Data segment>
------------------------------------------------------------
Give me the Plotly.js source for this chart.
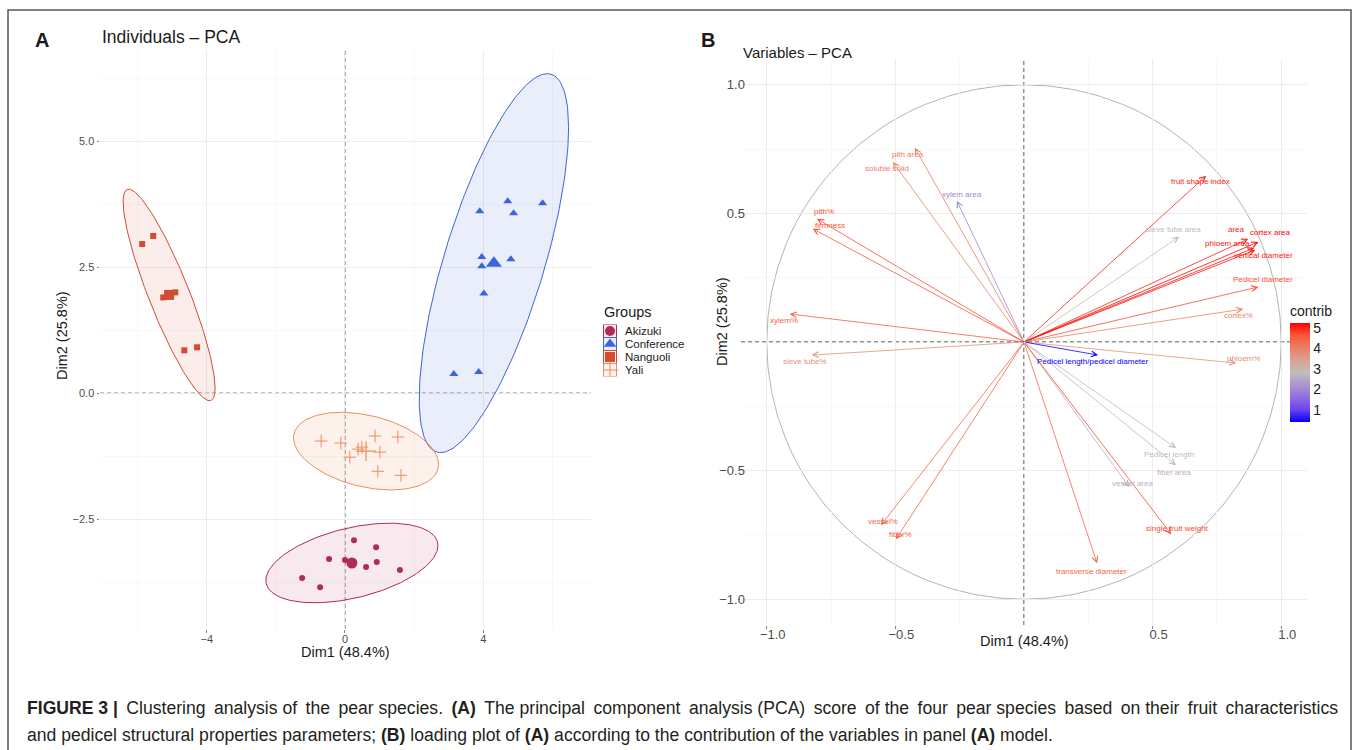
<!DOCTYPE html>
<html><head><meta charset="utf-8">
<script src="https://cdn.plot.ly/plotly-3.0.1.min.js"></script>
<style>html,body{margin:0;padding:0;background:#fff;} #chart{width:1358px;height:750px;}</style>
</head><body><div id="chart"></div>
<script>
// ---------- Panel A : individuals ----------
const groups = ['Akizuki', 'Conference', 'Nanguoli', 'Yali'];
const akizukiDim1 = [0.26, 0.90, -0.46, 0.00, 0.61, 0.92, 1.59, -1.24, -0.72];
const akizukiDim2 = [-2.92, -3.06, -3.29, -3.31, -3.45, -3.35, -3.51, -3.67, -3.85];
const conferenceDim1 = [4.71, 5.72, 3.90, 4.88, 3.96, 4.80, 3.96, 4.02, 3.15, 3.87];
const conferenceDim2 = [3.81, 3.77, 3.61, 3.57, 2.70, 2.66, 2.52, 1.98, 0.38, 0.42];
const nanguoliDim1 = [-5.87, -5.55, -5.26, -5.14, -5.06, -4.91, -4.65, -4.28];
const nanguoliDim2 = [2.96, 3.12, 1.90, 1.92, 1.94, 2.00, 0.85, 0.91];
const yaliDim1 = [-0.69, -0.12, 0.14, 0.38, 0.49, 0.87, 1.01, 1.53, 0.95, 1.62];
const yaliDim2 = [-0.95, -0.99, -1.27, -1.11, -1.07, -0.85, -1.17, -0.87, -1.55, -1.63];
// group means (large symbols)
const centroidDim1 = [0.20, 4.31, -5.09, 0.61];
const centroidDim2 = [-3.37, 2.58, 1.95, -1.15];
// ellipse spread (variance / covariance, Dim units)
const ellipseVarX = [6.20, 4.67, 1.77, 4.41];
const ellipseCovXY = [0.857, 5.81, -2.46, -0.555];
const ellipseVarY = [0.624, 14.14, 4.41, 0.593];

// ---------- Panel B : variables ----------
const variables = ['fruit shape index', 'sieve tube area', 'area', 'cortex area', 'phloem area',
  'vertical diameter', 'Pedicel diameter', 'cortex%', 'phloem%', 'Pedicel length/pedicel diameter',
  'Pedicel length', 'fiber area', 'vessel area', 'single fruit weight', 'transverse diameter',
  'vessel%', 'fiber%', 'sieve tube%', 'xylem%', 'pith%', 'firmness', 'soluble solid', 'pith area', 'xylem area'];
const varDim1 = [0.708, 0.603, 0.872, 0.911, 0.895, 0.899, 0.911, 0.852, 0.825, 0.288,
  0.591, 0.591, 0.409, 0.572, 0.284, -0.556, -0.498, -0.825, -0.911, -0.805, -0.821, -0.510, -0.424, -0.261];
const varDim2 = [0.646, 0.409, 0.401, 0.389, 0.366, 0.358, 0.214, 0.128, -0.082, -0.051,
  -0.412, -0.479, -0.564, -0.747, -0.860, -0.712, -0.767, -0.051, 0.109, 0.479, 0.440, 0.700, 0.755, 0.549];
const contrib = [5.0, 2.9, 5.0, 5.24, 5.1, 5.1, 4.7, 4.0, 3.7, 0.42,
  2.8, 3.1, 2.6, 4.75, 4.4, 4.4, 4.5, 3.7, 4.5, 4.7, 4.65, 4.0, 4.1, 2.0];
const contribTicks = [1, 2, 3, 4, 5];
const bTickVals = [-1, -0.5, 0.5, 1];
const bTickText = ['−1.0', '−0.5', '0.5', '1.0'];

// label jitter (pixels) – text placement only
const labelNudgeX = [-6, -6, -12, 12, -27, 8, 5, -5, 7, -5, -7, -2, 3, 6, -6, 2, 5, -7, -6, 7, 17, -6, -7, 5];
const labelNudgeY = [6, -7, -9, -9, -4, 6, -7, 6, -5, 6, 6, 7, -4, -6, 8, -4, -5, 6, 7, -7, -3, 7, 7, -6];

// ---------- styling ----------
const F = 'Liberation Sans, Arial, sans-serif';
const W = 1358, H = 750;
const px = v => v / W, py = v => 1 - v / H;
const groupColors = ['#B02A5B', '#3C64DC', '#D24B32', '#F08A5B'];
const groupFill = ['rgba(176,42,91,0.10)', 'rgba(60,100,220,0.11)', 'rgba(210,75,50,0.10)', 'rgba(240,138,91,0.12)'];
const groupSymbols = ['circle', 'triangle-up', 'square', 'cross-thin'];
const pointSize = [6, 8, 6, 9];
const centroidSize = [11, 14, 10, 14];
const keySize = [10, 11, 10, 12];
const colorStops = [[0, '#0000FF'], [0.125, '#6C43F0'], [0.25, '#926DE1'], [0.375, '#AC96D0'], [0.5, '#BEBEBE'],
  [0.625, '#DBA090'], [0.75, '#ED7F64'], [0.875, '#F95738'], [1, '#FF0000']];

const groupDim1 = [akizukiDim1, conferenceDim1, nanguoliDim1, yaliDim1];
const groupDim2 = [akizukiDim2, conferenceDim2, nanguoliDim2, yaliDim2];

const traces = [];
// ellipses
groups.forEach((g, i) => {
  const l11 = Math.sqrt(ellipseVarX[i]);
  const l21 = ellipseCovXY[i] / l11;
  const l22 = Math.sqrt(ellipseVarY[i] - l21 * l21);
  const ex = [], ey = [];
  for (let k = 0; k <= 200; k++) {
    const t = 2 * Math.PI * k / 200;
    ex.push(centroidDim1[i] + l11 * Math.cos(t));
    ey.push(centroidDim2[i] + l21 * Math.cos(t) + l22 * Math.sin(t));
  }
  traces.push({type: 'scatter', mode: 'lines', x: ex, y: ey, xaxis: 'x', yaxis: 'y', fill: 'toself',
    fillcolor: groupFill[i], line: {color: groupColors[i], width: 1}, showlegend: false, hoverinfo: 'skip'});
});
function markerFor(i, size, lw) {
  const cross = groupSymbols[i] === 'cross-thin';
  return {symbol: groupSymbols[i], size: size, color: groupColors[i],
    line: cross ? {color: groupColors[i], width: lw} : {width: 0}};
}
// points
groups.forEach((g, i) => {
  traces.push({type: 'scatter', mode: 'markers', name: g, x: groupDim1[i], y: groupDim2[i], xaxis: 'x', yaxis: 'y',
    marker: markerFor(i, pointSize[i], 1), showlegend: false, hoverinfo: 'skip'});
});
// centroids
groups.forEach((g, i) => {
  traces.push({type: 'scatter', mode: 'markers', x: [centroidDim1[i]], y: [centroidDim2[i]], xaxis: 'x', yaxis: 'y',
    marker: markerFor(i, centroidSize[i], 1.2), showlegend: false, hoverinfo: 'skip'});
});
// legend keys (own small axis, 1 unit = 1 px horizontally)
const keyX = groups.map(() => 0), keyY = groups.map((g, i) => i);
traces.push({type: 'scatter', mode: 'markers', x: keyX, y: keyY, xaxis: 'x3', yaxis: 'y3',
  marker: {symbol: 'square', size: 13, color: groupFill, line: {color: groupColors, width: 1}}, showlegend: false, hoverinfo: 'skip'});
groups.forEach((g, i) => {
  traces.push({type: 'scatter', mode: 'markers', x: [keyX[i]], y: [keyY[i]], xaxis: 'x3', yaxis: 'y3',
    marker: markerFor(i, keySize[i], 1), showlegend: false, hoverinfo: 'skip'});
});

// colour helper for contributions
const cmin = Math.min(...contrib), cmax = Math.max(...contrib);
function hex2rgb(h) { return [parseInt(h.substr(1, 2), 16), parseInt(h.substr(3, 2), 16), parseInt(h.substr(5, 2), 16)]; }
function colorFor(v) {
  const t = (v - cmin) / (cmax - cmin);
  for (let k = 1; k < colorStops.length; k++) {
    if (t <= colorStops[k][0] + 1e-9) {
      const a = colorStops[k - 1], b = colorStops[k];
      const f = (t - a[0]) / (b[0] - a[0]);
      const ca = hex2rgb(a[1]), cb = hex2rgb(b[1]);
      return 'rgb(' + ca.map((c, j) => Math.round(c + (cb[j] - c) * f)).join(',') + ')';
    }
  }
  return colorStops[colorStops.length - 1][1];
}

// colourbar carrier
traces.push({type: 'scatter', mode: 'markers', x: varDim1, y: varDim2, xaxis: 'x2', yaxis: 'y2',
  marker: {size: 1, opacity: 0, color: contrib, cmin: cmin, cmax: cmax, colorscale: colorStops, showscale: true,
    colorbar: {x: px(1290), xanchor: 'left', y: py(422), yanchor: 'bottom', len: 120, lenmode: 'pixels',
      thickness: 20, xpad: 0, ypad: 0, outlinewidth: 0, ticks: '', tickvals: contribTicks,
      tickfont: {family: F, size: 14, color: '#1A1A1A'},
      title: {text: 'contrib', side: 'top', font: {family: F, size: 14, color: '#1A1A1A'}}}},
  showlegend: false, hoverinfo: 'skip'});

const annotations = [];
variables.forEach((v, i) => {
  const col = colorFor(contrib[i]);
  annotations.push({xref: 'x2', yref: 'y2', axref: 'x2', ayref: 'y2', x: varDim1[i], y: varDim2[i], ax: 0, ay: 0,
    text: '', showarrow: true, arrowhead: 5, arrowsize: 1.4, arrowwidth: 0.8, arrowcolor: col, standoff: 0, startstandoff: 0});
});
variables.forEach((v, i) => {
  const col = colorFor(contrib[i]);
  annotations.push({xref: 'x2', yref: 'y2', x: varDim1[i], y: varDim2[i], xshift: labelNudgeX[i], yshift: -labelNudgeY[i],
    text: v, showarrow: false, xanchor: 'center', yanchor: 'middle', font: {family: F, size: 8, color: col}});
});
// legend labels
groups.forEach((g, i) => {
  annotations.push({xref: 'x3', yref: 'y3', x: 13, y: keyY[i], text: g, showarrow: false, xanchor: 'left', yanchor: 'middle',
    font: {family: F, size: 11.5, color: '#1A1A1A'}});
});

function txt(text, x, y, size, opts) {
  return Object.assign({xref: 'paper', yref: 'paper', x: px(x), y: py(y), text: text, showarrow: false,
    xanchor: 'center', yanchor: 'middle', font: {family: F, size: size, color: '#1A1A1A'}}, opts || {});
}
const TS = '\u2009';
annotations.push(txt('<b>A</b>', 42, 40, 20));
annotations.push(txt('Individuals – PCA', 100, 37, 17.5, {xanchor: 'left'}));
annotations.push(txt('<b>B</b>', 708, 40, 20));
annotations.push(txt('Variables – PCA', 741, 52, 15, {xanchor: 'left'}));
annotations.push(txt('Groups', 602, 312, 14.5, {xanchor: 'left'}));
annotations.push(txt('Dim1 (48.4%)', 345, 652, 14.5));
annotations.push(txt('Dim2 (25.8%)', 62, 336, 14.5, {textangle: -90}));
annotations.push(txt('Dim1 (48.4%)', 1024, 641, 14.5));
annotations.push(txt('Dim2 (25.8%)', 722, 322, 14.5, {textangle: -90}));
const captionLine1 = ['<b>FIGURE 3 |</b>', 'Clustering', 'analysis', 'of', 'the', 'pear', 'species.', '<b>(A)</b>', 'The',
  'principal', 'component', 'analysis', '(PCA)', 'score', 'of', 'the', 'four', 'pear', 'species', 'based', 'on',
  'their', 'fruit', 'characteristics'];
// justified first line: a thin space is added to most word gaps
const line1 = captionLine1.map((w, k) => (k === 0 ? '' : (k % 3 === 0 ? ' ' : ' ' + TS)) + w).join('');
annotations.push(txt(line1, 25, 708, 17.6, {xanchor: 'left', font: {family: F, size: 17.6, color: '#231F20'}}));
annotations.push(txt('and pedicel structural properties parameters; <b>(B)</b> loading plot of <b>(A)</b> according to the contribution of the variables in panel <b>(A)</b> model.',
  25, 735, 17.6, {xanchor: 'left', font: {family: F, size: 17.6, color: '#231F20'}}));

const dashA = {color: '#555555', width: 1, dash: '4px,3px'};
const dashB = {color: '#222222', width: 1, dash: '4px,3px'};
const shapes = [
  {type: 'rect', xref: 'paper', yref: 'paper', x0: px(8), x1: px(1351), y0: -0.05, y1: py(10), line: {color: '#555555', width: 1.5}},
  {type: 'line', xref: 'x', yref: 'y domain', x0: 0, x1: 0, y0: 0, y1: 1, line: dashA, layer: 'below'},
  {type: 'line', xref: 'x domain', yref: 'y', x0: 0, x1: 1, y0: 0, y1: 0, line: dashA, layer: 'below'},
  {type: 'circle', xref: 'x2', yref: 'y2', x0: -1, x1: 1, y0: -1, y1: 1, line: {color: '#AAAAAA', width: 0.9}, layer: 'below'},
  {type: 'line', xref: 'x2', yref: 'y2 domain', x0: 0, x1: 0, y0: 0, y1: 1, line: dashB, layer: 'below'},
  {type: 'line', xref: 'x2 domain', yref: 'y2', x0: 0, x1: 1, y0: 0, y1: 0, line: dashB, layer: 'below'}
];

const gridMajor = '#EBEBEB', gridMinor = '#F3F3F3';
const axisA = {showgrid: true, gridcolor: gridMajor, gridwidth: 0.9, zeroline: false, showline: false,
  ticks: 'outside', ticklen: 2.5, tickwidth: 0.7, tickcolor: '#4D4D4D',
  tickfont: {family: F, size: 11, color: '#4D4D4D'}, fixedrange: true};
const axisB = Object.assign({}, axisA, {tickfont: {family: F, size: 13, color: '#4D4D4D'}});

const layout = {
  width: W, height: H, autosize: false, margin: {l: 0, r: 0, t: 0, b: 0},
  paper_bgcolor: '#FFFFFF', plot_bgcolor: '#FFFFFF', hovermode: false,
  font: {family: F}, showlegend: false,
  xaxis: Object.assign({}, axisA, {domain: [px(100), px(591)], range: [-7.09, 7.12], tick0: 0, dtick: 4,
    ticklabelstandoff: -3,
    minor: {tick0: 0, dtick: 2, showgrid: true, gridcolor: gridMinor, gridwidth: 0.6}}),
  yaxis: Object.assign({}, axisA, {domain: [py(629), py(50)], range: [-4.68, 6.81], tick0: 0, dtick: 2.5, tickformat: '.1f',
    minor: {tick0: 0, dtick: 1.25, showgrid: true, gridcolor: gridMinor, gridwidth: 0.6}}),
  xaxis2: Object.assign({}, axisB, {domain: [px(741), px(1307)], range: [-1.1, 1.1], anchor: 'y2',
    tickmode: 'array', tickvals: bTickVals, ticktext: bTickText, ticklabelshift: 6, ticklabelstandoff: -5,
    minor: {tick0: 0, dtick: 0.25, showgrid: true, gridcolor: gridMinor, gridwidth: 0.6}}),
  yaxis2: Object.assign({}, axisB, {domain: [py(625), py(59)], range: [-1.1, 1.1], anchor: 'x2',
    tickmode: 'array', tickvals: bTickVals, ticktext: bTickText, ticklabelstandoff: -10,
    minor: {tick0: 0, dtick: 0.25, showgrid: true, gridcolor: gridMinor, gridwidth: 0.6}}),
  xaxis3: {domain: [px(603), px(703)], range: [-7, 93], visible: false, fixedrange: true, anchor: 'y3'},
  yaxis3: {domain: [py(376.5), py(324.5)], range: [3.5, -0.5], visible: false, fixedrange: true, anchor: 'x3'},
  annotations: annotations,
  shapes: shapes
};

Plotly.newPlot('chart', traces, layout, {staticPlot: true, displayModeBar: false});
</script>
</body></html>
------------------------------------------------------------
The task> Select every line in the material above where the string "chart" occurs, and copy it.

Exercise answer>
Give me the Plotly.js source for this chart.
<style>html,body{margin:0;padding:0;background:#fff;} #chart{width:1358px;height:750px;}</style>
</head><body><div id="chart"></div>
Plotly.newPlot('chart', traces, layout, {staticPlot: true, displayModeBar: false});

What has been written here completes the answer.